The pool and spa business is one of the few industries left in America that’s still dominated by small- to medium-sized companies.
While enormous consolidation has occurred in the manufacturing and
distribution sectors, pool construction, service and retail remain
There are many good reasons for this. First of all, pool and spa
construction is vastly different across regions. This holds true
for site conditions as well as consumer tastes — most of us
can tell a Texas pool from a Florida one in a single glance.
Then there’s the challenge of overseeing offices from many
miles away. How do you know that your brand is being properly
maintained if you’re not even in the same region?
Finally, there’s the motivation factor. I’ve chatted
with a number of really good builders who, at least until the
recession hit, were happy to stay in their areas running profitable
businesses with a minimum of hassle. Then when things got tough
economically, the last thing on their minds was expansion.
But now I’m starting to wonder if that’s going to
change. One of our cover stories this issue is about California Pools’ plans to aggressively
expand the licensing of its brand. Taken alone, this is not a
big deal — the company certainly isn’t new to
licensing. But when looked at as part of a small but growing
movement among builders who are actively pursuing this business
model, it starts to seem as if we may be seeing the beginning of a change.
Personally, I’m of two minds about a pool and spa landscape
where the construction, service and retail space are
“owned” by a handful of large players. On one hand,
I’m a huge supporter of local businesses. Not only do I
believe they’re good for the collective American psyche, but
I’m also a big fan of the diversity that comes when an
individual put his or her unique stamp on a company. Sure, I like
the Subway next to my office, but I prefer Genki Grill down the
block, a delicious quick-lunch place owned by one entrepreneurial
guy and his mom.
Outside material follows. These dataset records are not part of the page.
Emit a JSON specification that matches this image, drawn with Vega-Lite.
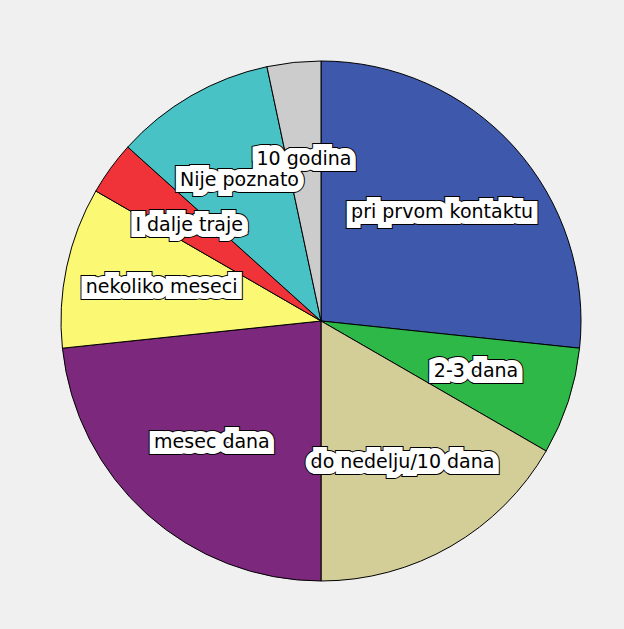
{
  "$schema": "https://vega.github.io/schema/vega-lite/v6.json",
  "width": 606,
  "height": 616,
  "autosize": {"type": "none"},
  "padding": {"left": 18, "top": 13, "right": 0, "bottom": 0},
  "background": "#f0f0f0",
  "config": {"view": {"stroke": null}},
  "data": {
    "values": [
      {"n": 1, "label": "pri prvom kontaktu", "count": 8},
      {"n": 2, "label": "2-3 dana", "count": 2},
      {"n": 3, "label": "do nedelju/10 dana", "count": 5},
      {"n": 4, "label": "mesec dana", "count": 7},
      {"n": 5, "label": "nekoliko meseci", "count": 3},
      {"n": 6, "label": "I dalje traje", "count": 1},
      {"n": 7, "label": "Nije poznato", "count": 3},
      {"n": 8, "label": "10 godina", "count": 1}
    ]
  },
  "encoding": {
    "theta": {"field": "count", "type": "quantitative", "stack": true},
    "order": {"field": "n", "type": "quantitative"},
    "detail": {"field": "label", "type": "nominal"}
  },
  "layer": [
    {
      "mark": {"type": "arc", "radius": 260, "stroke": "#000000", "strokeWidth": 1},
      "encoding": {
        "color": {
          "field": "label",
          "type": "nominal",
          "legend": null,
          "scale": {
            "domain": ["pri prvom kontaktu", "2-3 dana", "do nedelju/10 dana", "mesec dana", "nekoliko meseci", "I dalje traje", "Nije poznato", "10 godina"],
            "range": ["#3e58ac", "#2eb848", "#d3ce97", "#7c287d", "#fbf873", "#ef3338", "#48c2c5", "#cccccc"]
          }
        }
      }
    },
    {
      "mark": {"type": "text", "radius": 163, "font": "DejaVu Sans", "fontSize": 19, "fill": "#000000", "stroke": "#000000", "strokeWidth": 14, "strokeJoin": "miter", "strokeMiterLimit": 2},
      "encoding": {"text": {"field": "label"}}
    },
    {
      "mark": {"type": "text", "radius": 163, "font": "DejaVu Sans", "fontSize": 19, "fill": "#ffffff", "stroke": "#ffffff", "strokeWidth": 12, "strokeJoin": "miter", "strokeMiterLimit": 2},
      "encoding": {"text": {"field": "label"}}
    },
    {
      "mark": {"type": "text", "radius": 163, "font": "DejaVu Sans", "fontSize": 19, "fill": "#000000"},
      "encoding": {"text": {"field": "label"}}
    }
  ]
}
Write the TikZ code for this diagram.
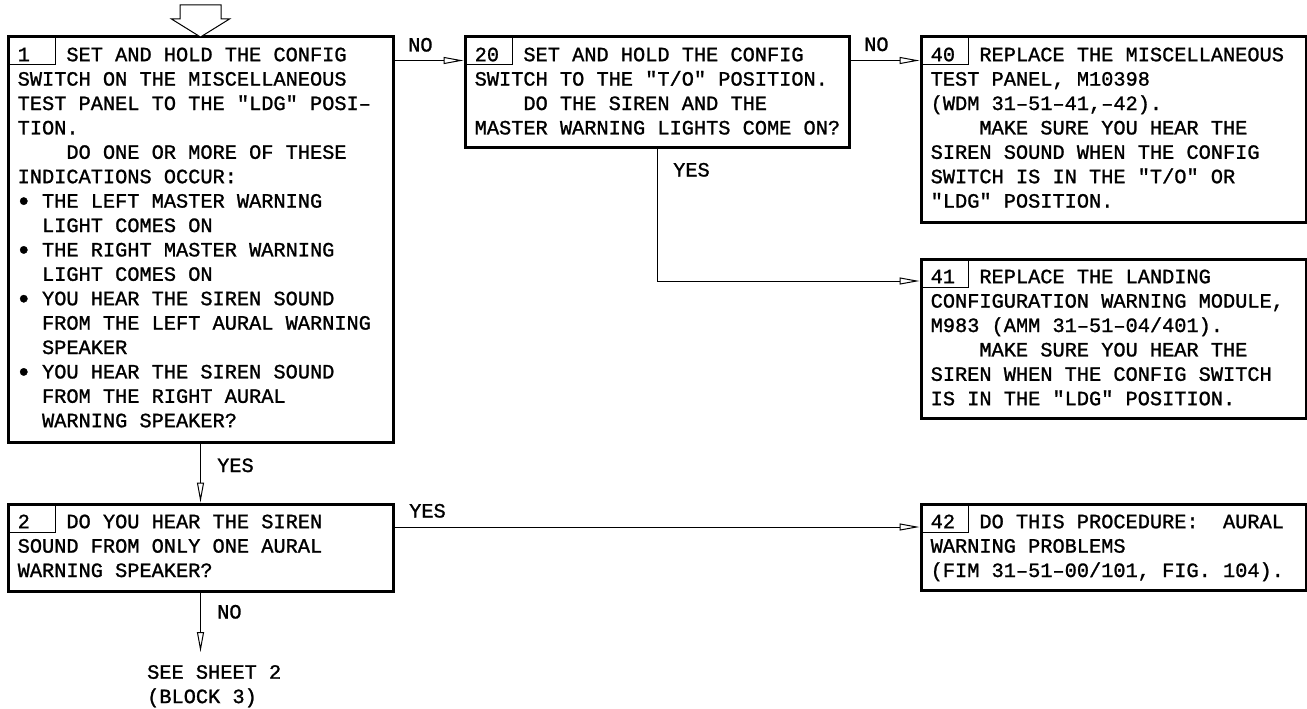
\documentclass[tikz,border=0pt]{standalone}
\usepackage{fontspec}
\usetikzlibrary{arrows.meta}
\newfontfamily\monof[FakeBold=1.2]{Liberation Mono}
\tikzset{
  mytxt/.style={font=\monof\fontsize{20.3pt}{24.4pt}\selectfont\frenchspacing},
  framebox/.style={draw, line width=3pt, rectangle, inner sep=0pt},
  numbox/.style={draw, line width=0.9pt, rectangle, inner sep=0pt, minimum width=48pt, minimum height=29pt, anchor=north west},
  btext/.style={mytxt, align=left, inner sep=0pt, anchor=north west},
  lbl/.style={mytxt, inner sep=0pt, anchor=base west},
  conn/.style={line width=1pt, -{Triangle[open, length=20pt, width=7pt]}}
}
\newcommand{\fl}{\rule{0pt}{20pt}}
\newcommand{\bul}{\makebox[12.18pt][c]{\raisebox{-2.6pt}{\scalebox{1.35}{•}}}}
\begin{document}
\begin{tikzpicture}[x=1pt, y=-1pt]
\useasboundingbox (0,0) rectangle (1307,709);
\fill[white] (0,0) rectangle (1307,709);

% boxes
\node[framebox, minimum width=385pt, minimum height=405pt] (b1) at (200.5,239.5) {};
\node[framebox, minimum width=384pt, minimum height=110pt] (b20) at (657,92) {};
\node[framebox, minimum width=385pt, minimum height=185pt] (b40) at (1113.5,129.5) {};
\node[framebox, minimum width=385pt, minimum height=159pt] (b41) at (1113.5,338.5) {};
\node[framebox, minimum width=385pt, minimum height=87pt] (b2) at (200.5,547.5) {};
\node[framebox, minimum width=385pt, minimum height=86pt] (b42) at (1113.5,547) {};

% number boxes
\node[numbox] (n1) at (b1.north west) {};
\node[numbox] (n20) at (b20.north west) {};
\node[numbox] (n40) at (b40.north west) {};
\node[numbox] (n41) at (b41.north west) {};
\node[numbox] (n2) at (b2.north west) {};
\node[numbox] (n42) at (b42.north west) {};

% texts
\node[btext] (t1) at ([xshift=11pt,yshift=-5.5pt]b1.north west) {\fl 1\phantom{XXX}SET AND HOLD THE CONFIG\\
SWITCH ON THE MISCELLANEOUS\\
TEST PANEL TO THE "LDG" POSI–\\
TION.\\
\phantom{XXXX}DO ONE OR MORE OF THESE\\
INDICATIONS OCCUR:\\
\bul\ THE LEFT MASTER WARNING\\
\phantom{XX}LIGHT COMES ON\\
\bul\ THE RIGHT MASTER WARNING\\
\phantom{XX}LIGHT COMES ON\\
\bul\ YOU HEAR THE SIREN SOUND\\
\phantom{XX}FROM THE LEFT AURAL WARNING\\
\phantom{XX}SPEAKER\\
\bul\ YOU HEAR THE SIREN SOUND\\
\phantom{XX}FROM THE RIGHT AURAL\\
\phantom{XX}WARNING SPEAKER?};

\node[btext] (t20) at ([xshift=11pt,yshift=-5.5pt]b20.north west) {\fl 20\phantom{XX}SET AND HOLD THE CONFIG\\
SWITCH TO THE "T/O" POSITION.\\
\phantom{XXXX}DO THE SIREN AND THE\\
MASTER WARNING LIGHTS COME ON?};

\node[btext] (t40) at ([xshift=11pt,yshift=-5.5pt]b40.north west) {\fl 40\phantom{XX}REPLACE THE MISCELLANEOUS\\
TEST PANEL, M10398\\
(WDM 31–51–41,–42).\\
\phantom{XXXX}MAKE SURE YOU HEAR THE\\
SIREN SOUND WHEN THE CONFIG\\
SWITCH IS IN THE "T/O" OR\\
"LDG" POSITION.};

\node[btext] (t41) at ([xshift=11pt,yshift=-5.5pt]b41.north west) {\fl 41\phantom{XX}REPLACE THE LANDING\\
CONFIGURATION WARNING MODULE,\\
M983 (AMM 31–51–04/401).\\
\phantom{XXXX}MAKE SURE YOU HEAR THE\\
SIREN WHEN THE CONFIG SWITCH\\
IS IN THE "LDG" POSITION.};

\node[btext] (t2) at ([xshift=11pt,yshift=-5.5pt]b2.north west) {\fl 2\phantom{XXX}DO YOU HEAR THE SIREN\\
SOUND FROM ONLY ONE AURAL\\
WARNING SPEAKER?};

\node[btext] (t42) at ([xshift=11pt,yshift=-5.5pt]b42.north west) {\fl 42\phantom{XX}DO THIS PROCEDURE:~~AURAL\\
WARNING PROBLEMS\\
(FIM 31–51–00/101, FIG. 104).};

\node[btext] (see) at (147,658.5) {\fl SEE SHEET 2\\(BLOCK 3)};
\coordinate (seeend) at (200.5,652);

% entry block arrow
\draw[line width=1pt, fill=white] (180,5) -- (221,5) -- (221,19) -- (229.5,19) -- (200.5,37) -- (171.5,19) -- (180,19) -- cycle;

% connectors
\draw[conn] ([yshift=-25pt]b1.north east) -- ([yshift=-25pt]b20.north west);
\draw[conn] ([yshift=-25pt]b20.north east) -- ([yshift=-25pt]b40.north west);
\draw[conn] (b20.south) |- ([yshift=-23.5pt]b41.north west);
\draw[conn] (b1.south) -- (b2.north);
\draw[conn] ([yshift=-24.5pt]b2.north east) -- ([yshift=-24.5pt]b42.north west);
\draw[conn] (b2.south) -- (seeend);

% labels
\node[lbl] (lno1) at (408,51.5) {NO};
\node[lbl] (lno2) at (864,51) {NO};
\node[lbl] (lyes20) at (673,176.5) {YES};
\node[lbl] (lyes1) at (217,472) {YES};
\node[lbl] (lyes2) at (409,517.5) {YES};
\node[lbl] (lno3) at (217,618.5) {NO};
\end{tikzpicture}
\end{document}
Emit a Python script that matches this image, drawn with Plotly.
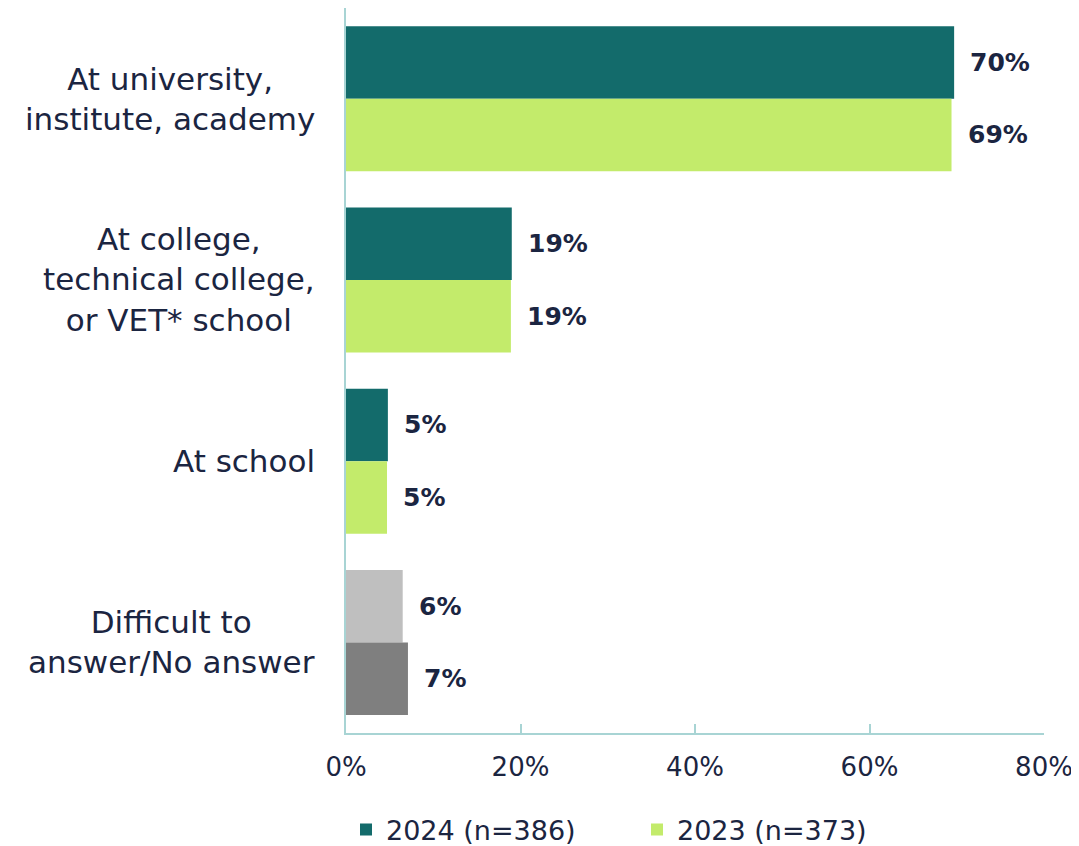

She does the cooking from her own recipes, and he
handles the front counter.
To me, one of the core ideals that has made this country great is
that almost anyone can say “Hey, I want to build pools”
and be able to make that happen without hugely challenging barriers to entry.
But the problem with that mind-set can clearly be seen in our other
cover story about a pool builder who’s been jailed for deceptive business practices. The
article stands as a perfect example of why a large, reputable pool
company can be a welcome addition to any region it enters.
Sadly, there are a lot of homeowners who probably don’t think
much of our industry after dealing with Thomas Hodak, the builder
we covered. But if he had been a licensee of a firm such as
California Pools (not that they ever would have of approved him),
the company would have cleaned up his messes because, as a
well-known, multiregional brand, they have a lot of skin in the
game. When strong, ethical companies gain market share, it often
forces lesser players to either get better or get out, and
that’s good for all of us.
No one knows the future of licensee business model in our industry,
but I, for one, will be watching with interest.